This was published 7 months ago
Most women who phoned helpline hung up before calls were answered
Updated ,first published
Most women who called a Queensland government-funded domestic violence helpline in October last year did not get an answer, an independent review has found.
Only two in five calls to DVConnect’s WomensLine were answered that month before the callers hung up.
But Amanda Camm, the minister for the Prevention of Domestic and Family Violence, said there had been signs of improvement, including positive results from the trial of a new peak-time triage method in May and June this year.
The number of calls being abandoned by women seeking help had dropped, she said, as she commended the new chief executive, Joanne Jessop, who took on the role in April this year and had a “a tumultuous start to her tenure”.
“Every unanswered call represents a victim-survivor that wasn’t getting the support that they need,” Camm told media on Friday.
“I am committed to working with DVConnect to make sure that we improve this service for victim-survivors and ensure that when someone who needs the support of the 24/7 [helpline] that their call is answered and they receive the standard of service and response that they desperately deserve.”
The review, conducted by consultants BDO, was commissioned by the LNP government in the months after it took office, following concerns the service was “potentially struggling” as demand surged.
Camm said the report found no issue with the level of funding being provided by government to the service, which increased as the service began to receive more calls.
“They have an adequate workforce.
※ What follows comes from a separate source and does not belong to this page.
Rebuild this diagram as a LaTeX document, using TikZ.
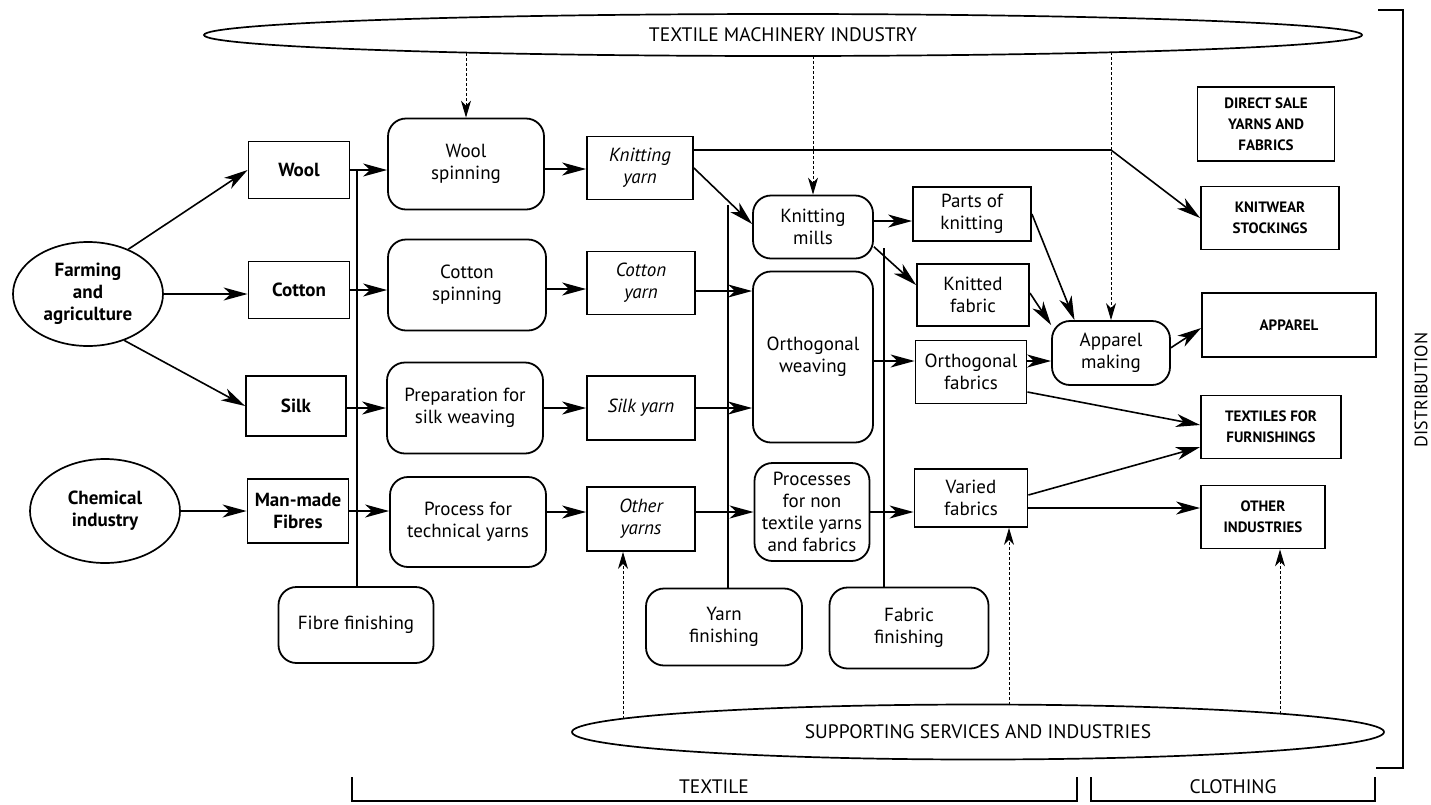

It was around the way in which they were utilising that workforce,” she said.
“It was around clarity of their role, what their role is under the contract arrangements, which my department has now further clarified.
“The review also speaks to a period of time where staff were rostered on and not working or not turning up ... and I would suggest that there were some issues internally within the organisation.”
The events had led to trust being broken between the organisation and her department, Camm said, but she declined to be drawn on her support for the then-chief executive Beck O’Connor to continue as the state’s first victim’s commissioner after her appointment by Labor last year.
“I am confident in their [the DVConnect board’s] selection of their new CEO, and they have demonstrated in working proactively with our department that they are on the right track. But I will say we have a long way to go on the journey,” Camm said.
Comment has been sought from the Labor opposition and O’Connor.